Photos of Two Years Deep: Yeah Man Entertainment's Anniversary Showcase at Hotel at the Waldorf, Vancouver, BC

Two Years Deep: Yeah Man Entertainment's Anniversary Showcase at Hotel at the Waldorf, Vancouver, BC

Yeah Man Entertainment marked two years of independent promotion with a sold-out, four-act showcase in the Tabu Room at Vancouver's Waldorf Hotel, proving the promoter's cross-genre, community-first model is anything but a novelty.

Written & photographed by Spencer Nakamura| Live at Hotel at the Waldorf | May 2, 2026
4 min read

I arrived at the Waldorf Hotel at 4:30 in the afternoon, two and a half hours before doors, camera bag already on my back. The building sits at 1489 E Hastings Street, a mid-century block with tiki-bar signage and a history that stretches back to the 1940s. From the outside, it reads as a hotel. Once you're through the door and heading downstairs, it becomes something else entirely.

The Tabu Room is in the basement. Literally. Walking from one packed corridor to the next, past wood paneling and low ceilings, you feel the city above you rather than around you. By the time doors opened at 7:30 PM, local visual artists had set up vendor tables along the wall directly across from the bar. Limited prints, handmade pieces, original work.

The room fills fast at 153 capacity. The vendors held their space through the first two acts before the crowd made that corner impractical. That's not a complaint. It's just what happens when you build something people actually want to come to.

 

Crowd and vendor area before the show

Sara Carbone opened. She came out with her bandmates and settled into it quickly, love songs and heartbreak songs delivered with the kind of directness that makes a room go quiet. People were still cycling between the bar and the stage. But there were pockets in the crowd that stopped moving. Carbone's set had a late-night coffee-hour warmth that brought the room in without forcing it. She has been a fixture in Vancouver's songwriter circles, sharing stages with Emma Alves and Jessie Thoreson & The Crown Fire, and her comfort in an intimate space showed.

 

Bad Hoss followed, and the temperature shifted a degree. These guys operate deep in roots, blues, and Americana, a sound that has driven a relentless recording schedule through 2025 and into 2026, with singles like "Cup O' Blues" and "Rollin Hill Country" alongside a full EP tracked at Park Sound Studio. Live, they carried themselves like a group of friends who have been playing these songs in living rooms and then figured out how to translate that to a stage.
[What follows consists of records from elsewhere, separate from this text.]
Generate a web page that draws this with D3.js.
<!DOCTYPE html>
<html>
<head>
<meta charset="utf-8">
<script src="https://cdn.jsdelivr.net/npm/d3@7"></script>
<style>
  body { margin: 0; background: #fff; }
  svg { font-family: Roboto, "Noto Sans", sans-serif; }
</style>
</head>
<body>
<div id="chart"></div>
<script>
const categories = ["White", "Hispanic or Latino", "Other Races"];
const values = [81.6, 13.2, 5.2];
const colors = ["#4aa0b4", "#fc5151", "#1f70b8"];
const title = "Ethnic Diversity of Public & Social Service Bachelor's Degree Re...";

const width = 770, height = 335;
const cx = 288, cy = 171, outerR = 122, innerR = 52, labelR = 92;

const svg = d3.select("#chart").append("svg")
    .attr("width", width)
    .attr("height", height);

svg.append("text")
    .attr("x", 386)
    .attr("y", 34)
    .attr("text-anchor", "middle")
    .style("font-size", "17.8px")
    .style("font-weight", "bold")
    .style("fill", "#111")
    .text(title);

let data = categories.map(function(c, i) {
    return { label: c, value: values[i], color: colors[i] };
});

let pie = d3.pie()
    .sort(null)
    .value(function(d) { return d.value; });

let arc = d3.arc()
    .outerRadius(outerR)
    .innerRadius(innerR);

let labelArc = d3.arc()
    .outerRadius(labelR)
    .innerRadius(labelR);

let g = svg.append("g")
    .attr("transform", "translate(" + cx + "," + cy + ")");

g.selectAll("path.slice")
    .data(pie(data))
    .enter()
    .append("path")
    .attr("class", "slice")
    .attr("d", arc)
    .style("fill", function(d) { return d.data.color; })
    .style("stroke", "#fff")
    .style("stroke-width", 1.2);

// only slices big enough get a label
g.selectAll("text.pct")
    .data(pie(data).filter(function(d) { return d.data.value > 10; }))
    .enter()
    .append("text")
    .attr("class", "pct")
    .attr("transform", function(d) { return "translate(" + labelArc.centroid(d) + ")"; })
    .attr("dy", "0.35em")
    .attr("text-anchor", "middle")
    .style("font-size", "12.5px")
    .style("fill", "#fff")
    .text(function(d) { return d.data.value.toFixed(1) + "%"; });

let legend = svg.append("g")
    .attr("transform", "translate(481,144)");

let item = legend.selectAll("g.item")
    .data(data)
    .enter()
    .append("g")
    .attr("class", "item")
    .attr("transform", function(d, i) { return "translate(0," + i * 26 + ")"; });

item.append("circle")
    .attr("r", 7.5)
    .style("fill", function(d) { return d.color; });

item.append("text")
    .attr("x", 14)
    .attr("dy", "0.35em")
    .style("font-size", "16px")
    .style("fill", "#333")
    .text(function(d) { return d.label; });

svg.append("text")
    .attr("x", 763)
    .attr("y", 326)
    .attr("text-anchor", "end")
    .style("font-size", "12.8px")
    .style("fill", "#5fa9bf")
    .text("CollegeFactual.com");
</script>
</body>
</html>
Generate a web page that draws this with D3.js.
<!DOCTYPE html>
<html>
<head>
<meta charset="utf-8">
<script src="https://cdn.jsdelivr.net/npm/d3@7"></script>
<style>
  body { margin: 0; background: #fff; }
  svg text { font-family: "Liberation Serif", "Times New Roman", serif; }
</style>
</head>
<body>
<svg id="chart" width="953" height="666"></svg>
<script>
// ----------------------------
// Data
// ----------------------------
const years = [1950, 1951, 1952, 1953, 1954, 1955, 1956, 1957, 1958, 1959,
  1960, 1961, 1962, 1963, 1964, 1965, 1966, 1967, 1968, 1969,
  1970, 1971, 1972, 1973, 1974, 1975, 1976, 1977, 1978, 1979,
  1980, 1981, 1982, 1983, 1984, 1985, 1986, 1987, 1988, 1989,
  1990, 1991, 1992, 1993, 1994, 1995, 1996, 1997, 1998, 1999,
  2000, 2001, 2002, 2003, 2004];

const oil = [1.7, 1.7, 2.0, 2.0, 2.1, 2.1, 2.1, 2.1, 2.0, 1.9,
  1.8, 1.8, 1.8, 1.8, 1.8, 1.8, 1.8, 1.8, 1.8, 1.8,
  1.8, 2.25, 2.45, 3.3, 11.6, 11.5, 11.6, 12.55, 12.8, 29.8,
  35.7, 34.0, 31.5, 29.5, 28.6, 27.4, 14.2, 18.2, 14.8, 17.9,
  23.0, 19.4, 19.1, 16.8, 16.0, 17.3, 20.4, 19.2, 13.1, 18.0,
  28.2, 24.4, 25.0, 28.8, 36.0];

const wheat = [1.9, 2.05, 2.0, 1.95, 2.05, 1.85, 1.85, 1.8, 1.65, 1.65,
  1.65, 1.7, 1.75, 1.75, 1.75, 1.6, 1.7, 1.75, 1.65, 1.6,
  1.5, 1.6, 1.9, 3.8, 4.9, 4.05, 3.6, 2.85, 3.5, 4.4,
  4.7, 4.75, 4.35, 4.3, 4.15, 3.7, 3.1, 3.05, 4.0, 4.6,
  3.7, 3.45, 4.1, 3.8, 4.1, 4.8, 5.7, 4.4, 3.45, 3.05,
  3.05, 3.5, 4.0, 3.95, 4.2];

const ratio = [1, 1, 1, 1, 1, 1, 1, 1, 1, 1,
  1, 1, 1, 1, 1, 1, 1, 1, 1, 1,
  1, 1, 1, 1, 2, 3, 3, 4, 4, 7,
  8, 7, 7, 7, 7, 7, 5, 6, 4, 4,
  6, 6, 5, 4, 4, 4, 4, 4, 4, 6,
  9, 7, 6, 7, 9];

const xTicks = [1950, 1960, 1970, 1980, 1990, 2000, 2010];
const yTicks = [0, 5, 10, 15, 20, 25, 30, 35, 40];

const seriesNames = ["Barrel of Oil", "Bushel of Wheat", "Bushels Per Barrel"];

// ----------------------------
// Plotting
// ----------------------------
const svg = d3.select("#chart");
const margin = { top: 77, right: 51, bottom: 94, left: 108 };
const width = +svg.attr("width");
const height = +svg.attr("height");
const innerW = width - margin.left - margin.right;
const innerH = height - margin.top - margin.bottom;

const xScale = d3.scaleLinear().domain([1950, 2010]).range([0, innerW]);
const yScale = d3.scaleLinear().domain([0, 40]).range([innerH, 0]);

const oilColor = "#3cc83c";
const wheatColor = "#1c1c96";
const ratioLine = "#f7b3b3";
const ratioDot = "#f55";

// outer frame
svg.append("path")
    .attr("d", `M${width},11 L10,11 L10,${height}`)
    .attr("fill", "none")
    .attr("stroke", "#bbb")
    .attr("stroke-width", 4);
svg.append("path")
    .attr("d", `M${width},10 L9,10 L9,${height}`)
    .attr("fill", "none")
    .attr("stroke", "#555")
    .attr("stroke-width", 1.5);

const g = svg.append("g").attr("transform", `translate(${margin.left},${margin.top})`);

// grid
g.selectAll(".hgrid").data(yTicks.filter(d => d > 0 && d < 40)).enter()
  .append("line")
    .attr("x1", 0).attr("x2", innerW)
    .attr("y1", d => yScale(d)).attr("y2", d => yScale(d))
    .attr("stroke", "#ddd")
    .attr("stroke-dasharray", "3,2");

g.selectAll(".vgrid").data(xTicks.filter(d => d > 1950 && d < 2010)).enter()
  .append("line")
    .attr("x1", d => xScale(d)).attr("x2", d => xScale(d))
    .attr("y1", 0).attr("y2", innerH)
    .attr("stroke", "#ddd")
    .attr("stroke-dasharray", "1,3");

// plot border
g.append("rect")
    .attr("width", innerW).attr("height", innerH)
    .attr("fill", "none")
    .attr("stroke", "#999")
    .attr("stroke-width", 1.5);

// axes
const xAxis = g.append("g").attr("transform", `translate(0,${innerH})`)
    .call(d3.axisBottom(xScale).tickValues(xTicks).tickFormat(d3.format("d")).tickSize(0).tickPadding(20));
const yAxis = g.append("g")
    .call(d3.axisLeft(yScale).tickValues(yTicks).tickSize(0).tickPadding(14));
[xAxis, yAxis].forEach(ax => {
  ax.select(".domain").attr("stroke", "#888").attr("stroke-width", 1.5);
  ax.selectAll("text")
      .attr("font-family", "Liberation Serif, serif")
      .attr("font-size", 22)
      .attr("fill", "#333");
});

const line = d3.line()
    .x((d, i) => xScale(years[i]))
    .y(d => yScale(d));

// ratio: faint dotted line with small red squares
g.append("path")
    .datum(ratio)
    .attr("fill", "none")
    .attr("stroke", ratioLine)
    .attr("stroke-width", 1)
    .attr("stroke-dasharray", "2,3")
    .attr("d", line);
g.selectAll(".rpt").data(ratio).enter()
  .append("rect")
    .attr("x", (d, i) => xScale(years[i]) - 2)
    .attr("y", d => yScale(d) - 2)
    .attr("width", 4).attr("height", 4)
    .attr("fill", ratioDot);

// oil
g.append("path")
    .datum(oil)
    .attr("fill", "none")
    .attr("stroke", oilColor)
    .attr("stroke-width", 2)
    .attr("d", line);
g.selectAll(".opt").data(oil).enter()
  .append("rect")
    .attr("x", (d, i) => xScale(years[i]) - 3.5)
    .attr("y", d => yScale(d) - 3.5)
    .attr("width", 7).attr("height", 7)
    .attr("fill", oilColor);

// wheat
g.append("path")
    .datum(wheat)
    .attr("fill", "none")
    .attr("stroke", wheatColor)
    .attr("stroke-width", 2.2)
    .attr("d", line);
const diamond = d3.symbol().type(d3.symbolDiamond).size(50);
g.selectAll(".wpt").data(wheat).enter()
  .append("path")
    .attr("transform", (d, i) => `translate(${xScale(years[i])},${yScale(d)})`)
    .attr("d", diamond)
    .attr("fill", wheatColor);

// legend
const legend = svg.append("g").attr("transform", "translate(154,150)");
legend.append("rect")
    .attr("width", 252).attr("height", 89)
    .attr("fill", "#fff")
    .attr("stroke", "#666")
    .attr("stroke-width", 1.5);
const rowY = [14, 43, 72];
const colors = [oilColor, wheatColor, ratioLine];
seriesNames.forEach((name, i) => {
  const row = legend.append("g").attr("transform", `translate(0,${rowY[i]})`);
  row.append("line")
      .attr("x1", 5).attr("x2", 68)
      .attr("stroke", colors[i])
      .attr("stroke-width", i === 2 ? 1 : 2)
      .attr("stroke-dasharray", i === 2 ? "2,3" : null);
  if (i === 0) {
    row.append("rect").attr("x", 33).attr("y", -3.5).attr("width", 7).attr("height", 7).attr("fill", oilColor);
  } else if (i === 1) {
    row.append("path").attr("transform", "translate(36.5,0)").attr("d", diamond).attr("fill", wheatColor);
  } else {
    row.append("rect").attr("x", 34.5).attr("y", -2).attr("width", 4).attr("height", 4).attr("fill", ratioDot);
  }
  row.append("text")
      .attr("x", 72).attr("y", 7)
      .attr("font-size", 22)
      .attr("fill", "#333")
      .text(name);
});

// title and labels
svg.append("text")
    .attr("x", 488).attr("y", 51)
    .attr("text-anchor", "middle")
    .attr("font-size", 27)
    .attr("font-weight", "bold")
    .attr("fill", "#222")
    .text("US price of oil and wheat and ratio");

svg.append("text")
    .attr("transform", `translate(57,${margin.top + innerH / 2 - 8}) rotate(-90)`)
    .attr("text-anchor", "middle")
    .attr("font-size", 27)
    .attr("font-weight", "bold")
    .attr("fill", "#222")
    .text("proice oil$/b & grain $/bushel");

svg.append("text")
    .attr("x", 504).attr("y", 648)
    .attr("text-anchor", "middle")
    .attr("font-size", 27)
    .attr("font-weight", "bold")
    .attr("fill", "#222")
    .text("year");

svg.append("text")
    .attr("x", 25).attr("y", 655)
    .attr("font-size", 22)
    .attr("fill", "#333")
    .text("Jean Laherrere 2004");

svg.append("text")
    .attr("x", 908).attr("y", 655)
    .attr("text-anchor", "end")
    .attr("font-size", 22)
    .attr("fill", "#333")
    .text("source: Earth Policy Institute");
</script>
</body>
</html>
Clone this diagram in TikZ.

The crowd started moving. Not yet frantic, but attentive and willing.  

Bad Hoss performing

Witiko changed the room. The heat that had been building through the first two sets found somewhere to go. Fronted by Josh McKenna, the band draws its name from a Cree legend of man-eating giants, a figure from McKenna's own Métis upbringing, and their debut record A Century of Sleep released in November 2024 carries that weight without ever letting it slow the tempo. The riffs were distorted and heavy, and the crowd responded with a physicality the earlier sets hadn't demanded. People were borderline moshing. That's a specific kind of accomplishment. Witiko plays at the intersection of grunge, psych-rock, and anti-colonial storytelling, and in a 153-capacity basement, those themes do not stay abstract.

 

Shoreplay closed the night. Six people on a stage that was not designed for six people, with a fiddle alongside the standard rock configuration of guitars, bass, and vocals. MacCallum's playing on fiddle got the crowd going. People who had been standing still for twenty minutes started moving. The band smiled through the whole set, clearly unbothered by the cramped stage, and the room matched that energy back. Shoreplay had been a cornerstone of Yeah Man Entertainment's earlier AMPED UP showcase at the Fox Cabaret in January, and the draw they carried into this night was visible in the sellout. They played hard, the fiddle cut through the mix.

 

Shoreplay performing, fiddle and congas visible

Yeah Man Entertainment has been operating for two years in a city that closes independent venues faster than it opens them. Their model is specific: mixed-genre bills, art markets alongside music, accessible ticket prices, local talent given real stages. The May 2nd anniversary show was not their first time executing this, but it was the clearest demonstration of how deliberate that model is. The vendor tables across from the bar. The early doors. The sequencing of acts that moved from introspective folk-pop through roots and blues, into heavy grunge, and out the other side into a six-piece folk-jam send-off. A DJ after-party waiting on the other side of it all.

The Tabu Room was full. The crowd had drinks and smiles and opinions about fiddle playing. That's the night Yeah Man Entertainment built, and it held.